Peter Marley, Senior Commissioning Editor, Picture Books at Oxford University Press set the following challenge:

"Write a picture-book text that stars an irresistible central character that will instantly appeal to children and look great on a book cover – whether that is a human child, animal, fantastical creature or inanimate object! The story could be any theme at all but something that the picture-book readership and their parents can relate to. Text length to be around the 400-750 word count mark; and paginated in 12 spreads if you can."  

Peter Marley

We received ninety-seven entries from members across British Isles and Europe for this competition. Peter
 agreed to read all of the submissions. This is what Peter told us when announcing the results:

“There was huge variety in style and voice, and of different types of characters, but what underpinned all the entries without exception was a sense of the writers having a genuine love of picture books and an impulse to tell stories with children’s best interests at heart.

I’m delighted to announce that my winning text is WHEN THE HUGGALUMPH HULLABALOOED by Zoë Armstrong – a story featuring an enchanting character, a magical setting, and a reassuring message for children whose innocent behaviour (in this case, a tendency to be very loud indeed) might cause friction with others and lead to feelings of isolation.  

The premise of this story is unique and drew me in, the voice is bold and distinctive, the language is musical and lyrical, there is tension throughout, and the story contains meaning that young children will be able to relate to. Furthermore, the imaginative setting and originality of the characters provides strong visual potential too, which is incredibly important for picture-book texts.

Honourable mentions must also go to PRINCESS JACK by Liz Kashyap – a really attention-grabbing and intriguing character and premise that seems ripe for further development; CROC-A-DOODLE-DOO by Becky Wilson – an amusing story about a crocodile egg that rolls into a hen’s nest, with a lovely message about belonging; THE UNICORN WHO WOULDN’T YAWN by Kerry Trickett – an enchanting tale of a little unicorn whose magical bedtime routine mirrors that of a child’s in the real world; and, finally, JUST ANNA by Helen Dineen – which tackles the complicated subject of Asperger’s syndrome in a simple way without feeling patronising or tokenistic.

Additionally, I was really impressed by how many of the rhyming texts featured a clear message (in my experience, this vitally important if they stand any chance of being translated). With rhyming texts, I often find that the rhymes themselves take over and drive the narrative, causing the plot to wander off in different directions that don’t serve the initial premise. But that wasn’t the case here – so many of the writers managed to marshal the rhymes to serve the plot.   

The stories that I found least successful generally lacked a message or clear purpose. I’d urge all writers to think about the core message of their story in terms of protagonist’s journey or psychological transformation. For me, the best picture books are driven by the character going on a journey – physical or geographical but also spiritual and emotional – and, during that journey, undergoing a personal metamorphosis.
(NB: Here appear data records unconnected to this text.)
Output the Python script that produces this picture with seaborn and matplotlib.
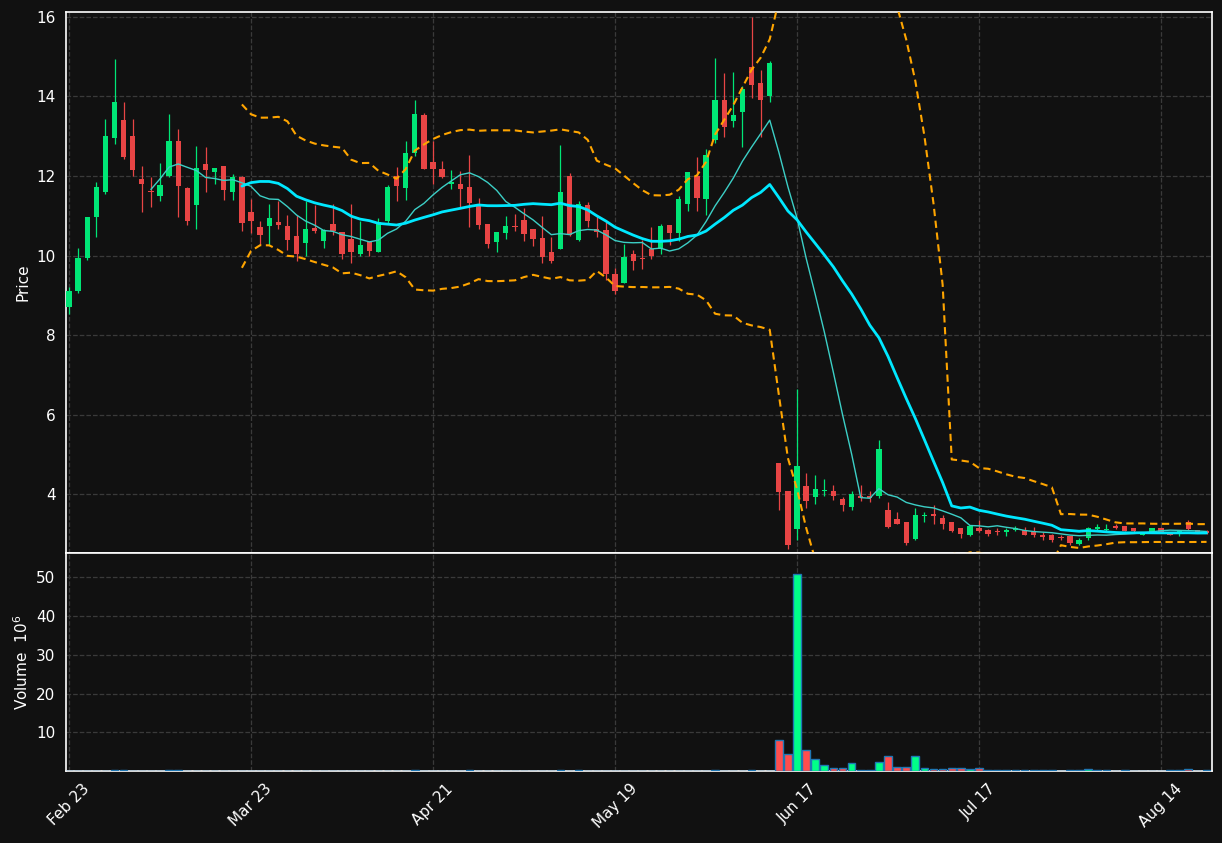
import numpy as np
import pandas as pd
import matplotlib
matplotlib.use("Agg")
import matplotlib.pyplot as plt
import seaborn as sns

# ---------------- data ----------------
opens = [8.72, 9.12, 9.93, 10.98, 11.59, 12.95, 13.40, 13.00, 11.93, 11.63,
         11.51, 11.99, 12.89, 11.70, 11.28, 12.31, 12.11, 12.24, 11.59, 11.98,
         11.10, 10.72, 10.75, 10.84, 10.74, 10.49, 10.31, 10.69, 10.36, 10.79,
         10.59, 10.41, 10.03, 10.35, 10.08, 10.87, 11.99, 11.71, 12.57, 13.53,
         12.36, 12.18, 11.79, 11.81, 11.73, 11.27, 10.79, 10.35, 10.57, 10.75,
         10.89, 10.67, 10.44, 10.08, 10.17, 12.01, 10.39, 11.27, 10.67, 10.64,
         9.55, 9.31, 10.04, 9.95, 10.16, 10.17, 10.76, 10.57, 11.30, 12.00,
         11.42, 12.91, 13.92, 13.37, 13.60, 14.75, 14.34, 14.00, 4.79, 4.08,
         3.13, 4.21, 3.94, 4.08, 4.08, 3.88, 3.69, 3.96, 3.96, 3.97,
         3.61, 3.38, 3.31, 2.89, 3.47, 3.51, 3.41, 3.31, 3.15, 2.98,
         3.16, 3.12, 3.08, 3.05, 3.10, 3.10, 3.06, 2.98, 2.99, 2.92,
         2.95, 2.75, 2.90, 3.13, 3.10, 3.21, 3.20, 3.15, 2.99, 3.07,
         3.15, 3.06, 3.00, 3.32, 3.11, 3.08]
highs = [9.22, 10.20, 10.98, 11.85, 13.42, 14.94, 13.85, 13.42, 12.25, 11.97,
         12.33, 13.57, 13.19, 11.72, 12.76, 12.73, 12.21, 12.26, 12.05, 12.00,
         11.41, 10.86, 11.29, 11.38, 11.01, 11.01, 11.38, 11.27, 10.66, 11.29,
         10.60, 11.29, 10.86, 10.36, 10.94, 11.77, 12.23, 12.89, 13.90, 13.59,
         12.89, 12.38, 12.16, 12.13, 12.53, 11.44, 10.80, 10.60, 11.00, 11.04,
         11.19, 10.68, 11.00, 10.46, 12.78, 12.08, 11.38, 11.34, 10.99, 10.85,
         9.70, 10.28, 10.15, 10.40, 10.71, 10.79, 10.77, 11.50, 12.10, 12.47,
         12.67, 14.97, 14.59, 14.61, 14.25, 16.00, 14.66, 14.89, 4.80, 4.10,
         6.64, 4.54, 4.48, 4.38, 4.23, 3.93, 4.08, 4.23, 4.08, 5.38,
         3.80, 3.57, 3.32, 3.65, 3.56, 3.74, 3.48, 3.32, 3.16, 3.20,
         3.36, 3.13, 3.15, 3.17, 3.20, 3.19, 3.19, 3.06, 3.00, 2.98,
         2.96, 2.90, 3.18, 3.25, 3.27, 3.25, 3.21, 3.16, 3.05, 3.17,
         3.18, 3.07, 3.10, 3.35, 3.12, 3.10]
lows = [8.53, 9.05, 9.88, 10.47, 11.55, 12.80, 12.43, 11.99, 11.10, 11.21,
        11.36, 11.97, 10.98, 10.78, 10.68, 11.60, 11.80, 11.39, 11.40, 10.63,
        10.57, 10.26, 10.26, 10.66, 10.15, 9.87, 9.98, 10.58, 10.20, 10.52,
        9.92, 9.81, 9.98, 9.98, 10.08, 10.81, 11.38, 11.39, 12.51, 12.17,
        11.79, 11.94, 11.67, 11.23, 10.73, 10.67, 10.20, 10.10, 10.43, 10.62,
        10.37, 10.25, 9.81, 9.81, 10.17, 10.50, 10.36, 10.72, 10.46, 9.38,
        9.04, 9.31, 9.65, 9.66, 9.92, 10.05, 10.27, 10.37, 11.13, 11.13,
        11.03, 12.82, 12.99, 13.24, 12.74, 13.97, 12.97, 13.86, 3.60, 2.64,
        2.85, 3.65, 3.75, 3.95, 3.87, 3.58, 3.62, 3.84, 3.80, 3.90,
        3.16, 3.25, 2.74, 2.86, 3.30, 3.25, 3.13, 3.06, 2.90, 2.95,
        3.05, 2.96, 2.98, 2.95, 3.09, 2.98, 2.94, 2.85, 2.80, 2.85,
        2.74, 2.74, 2.85, 3.08, 3.06, 3.13, 3.08, 3.05, 2.98, 3.05,
        3.05, 2.98, 2.95, 3.10, 3.03, 3.00]
closes = [9.12, 9.93, 10.97, 11.73, 13.00, 13.86, 12.47, 12.14, 11.79, 11.61,
          11.78, 12.89, 11.76, 10.88, 12.19, 12.14, 12.19, 11.66, 11.98, 10.83,
          10.88, 10.52, 10.95, 10.78, 10.39, 10.03, 10.66, 10.62, 10.65, 10.62,
          10.03, 10.08, 10.26, 10.11, 10.84, 11.73, 11.76, 12.59, 13.55, 12.17,
          12.17, 11.97, 11.86, 11.67, 11.33, 10.78, 10.30, 10.59, 10.74, 10.73,
          10.55, 10.42, 9.97, 9.86, 11.60, 10.52, 11.30, 10.88, 10.59, 9.53,
          9.12, 9.96, 9.87, 9.92, 9.98, 10.74, 10.57, 11.42, 12.10, 11.45,
          12.54, 13.92, 13.24, 13.54, 14.19, 14.28, 13.92, 14.85, 4.07, 2.73,
          4.71, 3.84, 4.13, 4.11, 3.97, 3.74, 4.00, 3.92, 3.90, 5.14,
          3.18, 3.26, 2.79, 3.48, 3.49, 3.46, 3.26, 3.09, 3.00, 3.20,
          3.09, 3.01, 3.06, 3.10, 3.17, 2.99, 2.98, 2.94, 2.86, 2.90,
          2.79, 2.85, 3.15, 3.19, 3.13, 3.15, 3.09, 3.08, 3.04, 3.15,
          3.07, 2.99, 3.09, 3.13, 3.05, 3.02]
volumes = [0, 0, 0, 0, 0, 0.3, 0.3, 0, 0, 0,
           0, 0.3, 0.3, 0, 0, 0, 0, 0, 0, 0,
           0, 0, 0, 0, 0, 0, 0, 0, 0, 0,
           0, 0, 0, 0, 0, 0, 0, 0, 0.3, 0,
           0, 0, 0, 0, 0.3, 0, 0, 0, 0, 0,
           0, 0, 0, 0, 0.3, 0, 0.3, 0, 0, 0,
           0, 0, 0, 0, 0, 0, 0, 0, 0, 0,
           0, 0.3, 0, 0, 0, 0.3, 0, 0, 8.1, 4.5,
           51.0, 5.3, 3.0, 1.45, 0.65, 0.65, 2.0, 0.3, 0.3, 2.2,
           4.0, 1.05, 1.05, 4.0, 0.9, 0.45, 0.45, 0.65, 0.65, 0.45,
           0.65, 0.3, 0.3, 0.3, 0.3, 0.3, 0.3, 0.3, 0.3, 0,
           0.3, 0.3, 0.45, 0.3, 0.3, 0, 0.3, 0, 0, 0,
           0, 0.3, 0.3, 0.45, 0, 0.3]   # millions
tick_labels = ["Feb 23", "Mar 23", "Apr 21", "May 19", "Jun 17", "Jul 17", "Aug 14"]
tick_step = 20

# ---------------- style ----------------
BG = "#111111"
UP, DOWN = "#00e676", "#e84545"
VUP, VDOWN = "#00ff88", "#ff4d4d"

sns.set_theme(style="darkgrid")
plt.rcParams.update({
    "font.family": ["DejaVu Sans"],
    "figure.facecolor": BG,
    "axes.facecolor": BG,
    "axes.edgecolor": "white",
    "axes.labelcolor": "white",
    "xtick.color": "white",
    "ytick.color": "white",
    "text.color": "white",
    "font.size": 10,
    "axes.grid": True,
    "grid.color": "#3a3a3a",
    "grid.linestyle": "--",
    "grid.linewidth": 0.9,
})

df = pd.DataFrame({"open": opens, "high": highs, "low": lows,
                   "close": closes, "volume": volumes})
df["idx"] = np.arange(len(df))
df["ma10"] = df["close"].rolling(10).mean()
df["ma20"] = df["close"].rolling(20).mean()
sd = df["close"].rolling(20).std(ddof=0)
df["bb_up"] = df["ma20"] + 2 * sd
df["bb_lo"] = df["ma20"] - 2 * sd
up = df["close"] >= df["open"]

W, H = 1222, 843
fig = plt.figure(figsize=(W / 100, H / 100), dpi=100, facecolor=BG)
ax = fig.add_axes([66 / W, 1 - 553 / H, 1146 / W, 541 / H])
axv = fig.add_axes([66 / W, 1 - 771 / H, 1146 / W, 218 / H], sharex=ax)

# candles
ccol = np.where(up, UP, DOWN)
ax.vlines(df["idx"], df["low"], df["high"], colors=ccol, linewidth=0.9, zorder=3)
body_bot = np.minimum(df["open"], df["close"])
body_h = np.maximum((df["close"] - df["open"]).abs(), 0.02)
ax.bar(df["idx"], body_h, bottom=body_bot, width=0.58, color=ccol,
       linewidth=0, zorder=4)

# moving averages & bollinger bands
sns.lineplot(data=df.dropna(subset=["ma10"]), x="idx", y="ma10", ax=ax,
             color="#3ccfc6", linewidth=1.0, zorder=5)
sns.lineplot(data=df.dropna(subset=["ma20"]), x="idx", y="ma20", ax=ax,
             color="#00e8ff", linewidth=2.0, zorder=5)
for col in ["bb_up", "bb_lo"]:
    sns.lineplot(data=df.dropna(subset=[col]), x="idx", y=col, ax=ax,
                 color="#ffa500", linewidth=1.5, linestyle=(0, (3.5, 2.2)), zorder=5)

ax.set_ylim(2.53, 16.12)
ax.set_xlim(-0.33, 125.6)
ax.set_yticks([4, 6, 8, 10, 12, 14, 16])
ax.set_ylabel("Price", fontsize=11)
ax.set_xlabel("")
ax.tick_params(axis="x", labelbottom=False, length=0)
ax.tick_params(axis="y", length=4, width=1, labelsize=11)

# volume
vcol = np.where(up, VUP, VDOWN)
axv.bar(df["idx"], df["volume"], width=0.85, color=vcol,
        edgecolor="#1f77b4", linewidth=1.0, zorder=3)
axv.set_ylim(0, 56.3)
axv.set_yticks([10, 20, 30, 40, 50])
axv.set_ylabel("Volume  $10^{6}$", fontsize=11)
axv.tick_params(axis="y", length=4, width=1, labelsize=11)
ticks = list(range(0, len(df), tick_step))
axv.set_xticks(ticks)
axv.set_xticklabels(tick_labels[:len(ticks)], rotation=45, ha="center", fontsize=11)
axv.tick_params(axis="x", length=4, width=1)
axv.set_xlabel("")

for a in (ax, axv):
    for s in a.spines.values():
        s.set_visible(True)
        s.set_color("white")
        s.set_linewidth(1.2)
    a.grid(True, color="#3a3a3a", linestyle="--", linewidth=0.9)
    a.set_axisbelow(True)

fig.savefig("out.png", dpi=100, facecolor=BG)
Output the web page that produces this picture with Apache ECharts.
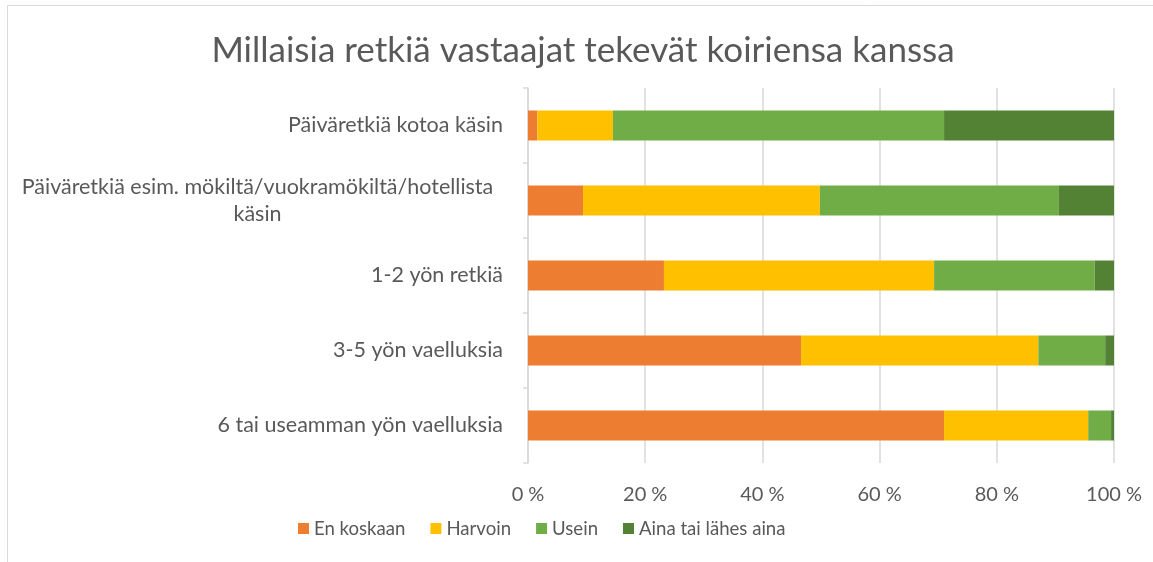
<!DOCTYPE html>
<html>
<head>
<meta charset="utf-8">
<script src="https://cdn.jsdelivr.net/npm/echarts@6/dist/echarts.min.js"></script>
<style>
  html, body { margin: 0; padding: 0; background: #fff; }
  #chart { width: 1153px; height: 562px; }
</style>
</head>
<body>
<div id="chart"></div>
<script>
// categories, top to bottom
const categories = [
  'Päiväretkiä kotoa käsin',
  'Päiväretkiä esim. mökiltä/vuokramökiltä/hotellista käsin',
  '1-2 yön retkiä',
  '3-5 yön vaelluksia',
  '6 tai useamman yön vaelluksia'
]
const seriesNames = ['En koskaan', 'Harvoin', 'Usein', 'Aina tai lähes aina']
const enKoskaan = [1.6, 9.4, 23.2, 46.6, 71.0]
const harvoin = [12.9, 40.4, 46.1, 40.5, 24.6]
const usein = [56.5, 40.8, 27.4, 11.4, 3.9]
const ainaTaiLahes = [29.0, 9.4, 3.3, 1.5, 0.5]
const xTicks = [0, 20, 40, 60, 80, 100]

const colors = ['#ED7D31', '#FFC000', '#70AD47', '#548235']
const textColor = '#595959'
const font = 'Lato'

const values = [enKoskaan, harvoin, usein, ainaTaiLahes]

const chart = echarts.init(document.getElementById('chart'))

const option = {
  animation: false,
  textStyle: { fontFamily: font },
  title: {
    text: 'Millaisia retkiä vastaajat tekevät koiriensa kanssa',
    left: 578,
    textAlign: 'center',
    top: 28,
    textStyle: { fontFamily: font, fontSize: 35, fontWeight: 'normal', color: textColor }
  },
  graphic: [{
    type: 'rect',
    shape: { x: 7.5, y: 5.5, width: 1200, height: 600 },
    style: { fill: 'none', stroke: '#d9d9d9', lineWidth: 1 },
    silent: true
  }],
  legend: {
    left: 293,
    top: 514,
    itemWidth: 11,
    itemHeight: 11,
    itemGap: 25,
    icon: 'rect',
    textStyle: { fontFamily: font, fontSize: 18.6, color: textColor },
    data: seriesNames
  },
  grid: { left: 528, right: 39, top: 88, bottom: 99, containLabel: false },
  xAxis: {
    type: 'value',
    min: 0,
    max: 100,
    interval: 20,
    axisLine: { show: false },
    axisTick: { show: false },
    splitLine: { lineStyle: { color: '#d9d9d9', width: 1.5 } },
    axisLabel: {
      margin: 22,
      fontFamily: font,
      fontSize: 20,
      color: textColor,
      formatter: v => xTicks.includes(v) ? v + ' %' : ''
    }
  },
  yAxis: {
    type: 'category',
    inverse: true,
    data: categories,
    axisLine: { show: true, lineStyle: { color: '#d9d9d9', width: 1.5 } },
    axisTick: { show: true, length: 5, lineStyle: { color: '#d9d9d9', width: 1.5 } },
    axisLabel: {
      margin: 25,
      fontFamily: font,
      fontSize: 21.5,
      color: textColor,
      lineHeight: 27,
      formatter: v => {
        if (v.length > 40) {
          const cut = v.lastIndexOf(' ')
          return '{c|' + v.slice(0, cut) + '}\n{c|' + v.slice(cut + 1) + '}'
        }
        return v
      },
      rich: {
        c: { width: 491, align: 'center', fontFamily: font, fontSize: 21.5, color: textColor, lineHeight: 27 }
      }
    }
  },
  series: seriesNames.map((name, i) => ({
    name,
    type: 'bar',
    stack: 'total',
    barWidth: '40%',
    itemStyle: { color: colors[i] },
    data: values[i]
  }))
}

chart.setOption(option)
</script>
</body>
</html>
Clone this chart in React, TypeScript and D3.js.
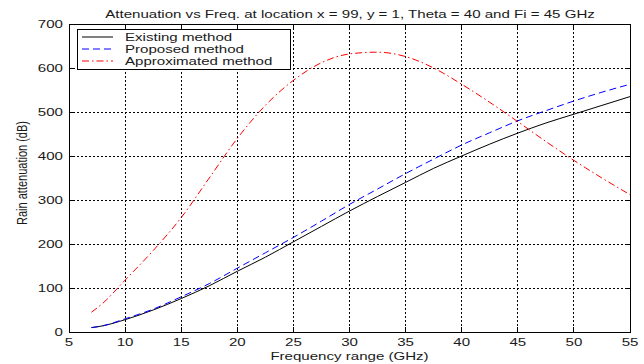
import React from "react";
import * as d3 from "d3";

const freqs = [7, 8, 10, 12.5, 15, 17.5, 20, 22.5, 25, 27.5, 30, 32.5, 35, 37.5, 40, 42.5, 45, 47.5, 50, 52.5, 55];
const existing = [10, 14, 28, 50, 76, 105, 138, 170, 205, 240, 275, 308, 340, 372, 400, 427, 452, 475, 495, 515, 535];
const proposed = [10, 14, 30, 52, 80, 110, 145, 180, 215, 252, 290, 325, 360, 393, 425, 453, 480, 503, 525, 545, 563];
const approximated = [45, 65, 118, 185, 260, 350, 440, 515, 572, 612, 632, 636, 626, 600, 563, 522, 478, 433, 390, 350, 312];

const xTicks = [5, 10, 15, 20, 25, 30, 35, 40, 45, 50, 55];
const yTicks = [0, 100, 200, 300, 400, 500, 600, 700];

const seriesNames = ["Existing method", "Proposed method", "Approximated method"];
const seriesColors = ["#000000", "#0000ff", "#ff0000"];
const seriesDash = ["none", "7,4", "7,3,1.5,3"];

const title = "Attenuation vs Freq. at location x = 99, y = 1, Theta = 40 and Fi = 45 GHz";
const xLabel = "Frequency range (GHz)";
const yLabel = "Rain attenuation (dB)";

const SX = 1.37;

function T({ x, y, anchor, children, rotate }: { x: number; y: number; anchor?: string; children: React.ReactNode; rotate?: boolean }) {
  return (
    <text transform={`translate(${x},${y}) scale(${SX},1)${rotate ? " rotate(-90)" : ""}`} fontSize={11}
      textAnchor={anchor || "start"} fill="#1a1a1a">{children}</text>
  );
}

export default function App() {
  const W = 644, H = 364;
  const L = 69, R = 630, Tp = 24, B = 332;
  const x = d3.scaleLinear().domain([5, 55]).range([L, R]);
  const y = d3.scaleLinear().domain([0, 700]).range([B, Tp]);
  const line = d3.line<[number, number]>().x(d => x(d[0])).y(d => y(d[1])).curve(d3.curveMonotoneX);
  const allSeries = [existing, proposed, approximated];
  const font = "'Liberation Sans', Arial, sans-serif";

  return (
    <svg width={W} height={H} style={{ position: "absolute", left: 0, top: 0, background: "#fff" }} fontFamily={font}>
      <rect x={0} y={0} width={W} height={H} fill="#fff" />
      {xTicks.slice(1, -1).map(t => (
        <line key={"gx" + t} x1={x(t)} x2={x(t)} y1={Tp} y2={B} stroke="#000" strokeWidth={1} strokeDasharray="2,2" shapeRendering="crispEdges" />
      ))}
      {yTicks.slice(1, -1).map(t => (
        <line key={"gy" + t} x1={L} x2={R} y1={y(t)} y2={y(t)} stroke="#000" strokeWidth={1} strokeDasharray="2,2" shapeRendering="crispEdges" />
      ))}
      {xTicks.map(t => (
        <g key={"tx" + t}>
          <line x1={x(t)} x2={x(t)} y1={B} y2={B - 5} stroke="#000" shapeRendering="crispEdges" />
          <line x1={x(t)} x2={x(t)} y1={Tp} y2={Tp + 5} stroke="#000" shapeRendering="crispEdges" />
          <T x={x(t)} y={B + 14} anchor="middle">{t}</T>
        </g>
      ))}
      {yTicks.map(t => (
        <g key={"ty" + t}>
          <line x1={L} x2={L + 5} y1={y(t)} y2={y(t)} stroke="#000" shapeRendering="crispEdges" />
          <line x1={R} x2={R - 5} y1={y(t)} y2={y(t)} stroke="#000" shapeRendering="crispEdges" />
          <T x={L - 6} y={y(t) + 4} anchor="end">{t}</T>
        </g>
      ))}
      {allSeries.map((s, i) => (
        <path key={"s" + i} d={line(freqs.map((f, j) => [f, s[j]] as [number, number])) || ""} fill="none"
          stroke={seriesColors[i]} strokeWidth={1} strokeDasharray={seriesDash[i]} />
      ))}
      <rect x={L} y={Tp} width={R - L} height={B - Tp} fill="none" stroke="#000" strokeWidth={1} shapeRendering="crispEdges" />
      <rect x={77} y={29} width={213} height={40} fill="#fff" stroke="#000" strokeWidth={1} shapeRendering="crispEdges" />
      {seriesNames.map((n, i) => (
        <g key={"lg" + i}>
          <line x1={82} x2={113} y1={37 + i * 12} y2={37 + i * 12} stroke={seriesColors[i]} strokeWidth={1} strokeDasharray={seriesDash[i]} />
          <T x={125} y={40.5 + i * 12}>{n}</T>
        </g>
      ))}
      <T x={350} y={18} anchor="middle">{title}</T>
      <T x={(L + R) / 2} y={359.5} anchor="middle">{xLabel}</T>
      <T x={26.5} y={173} anchor="middle" rotate>{yLabel}</T>
    </svg>
  );
}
I’d recommend that writers consider their stories from this perspective as they develop them further.

Many congratulations to everyone who took part in the challenge. I very much enjoyed reading your stories over the last few weeks. It’s clear how much fun you’ve had and I hope you all continue to pour your passion into writing for children.” 

Congratulations to Zoë Armstrong from all of us at Words & Pictures. We hope she is well on her way towards getting her story published.

Well done to the four writers for getting a honourable mention – Liz Kashyap, Becky Wilson, Kerry Trickett and Helen Dineen.

Thanks to everyone who entered. Keep writing and we hope you will be encouraged to try your hand at appropriate competitions.

Peter Marley has fifteen years’ experience in commissioning and editorial roles across children’s publishing, including picture-books, pre-school publishing, licensed-character brands, and novelty formats, Prior to his present role, Peter has been an editor at Egmont UK and Top That! Publishing. At Oxford University Press, Peter's role as Senior Commissioning Editor, Picture Books, is commissioning and editing picture books and implementing strategies for growing the picture-book list both in the UK and internationally.

Elaine Cline has been a SCBWI member for over five years and loves to write picture books, junior fiction and middle-grade. She lives by the sea and has two soft and silly cats.

Elaine is a member of the Words & Pictures' editorial team, managing The Slush Pile Challenge for writers.

1 comment:

  1. congratulations Zoe and well done the runners up. I didn’t get a mention but just wanted to say thanks to Peter, and also for the very helpful comments you took time to include.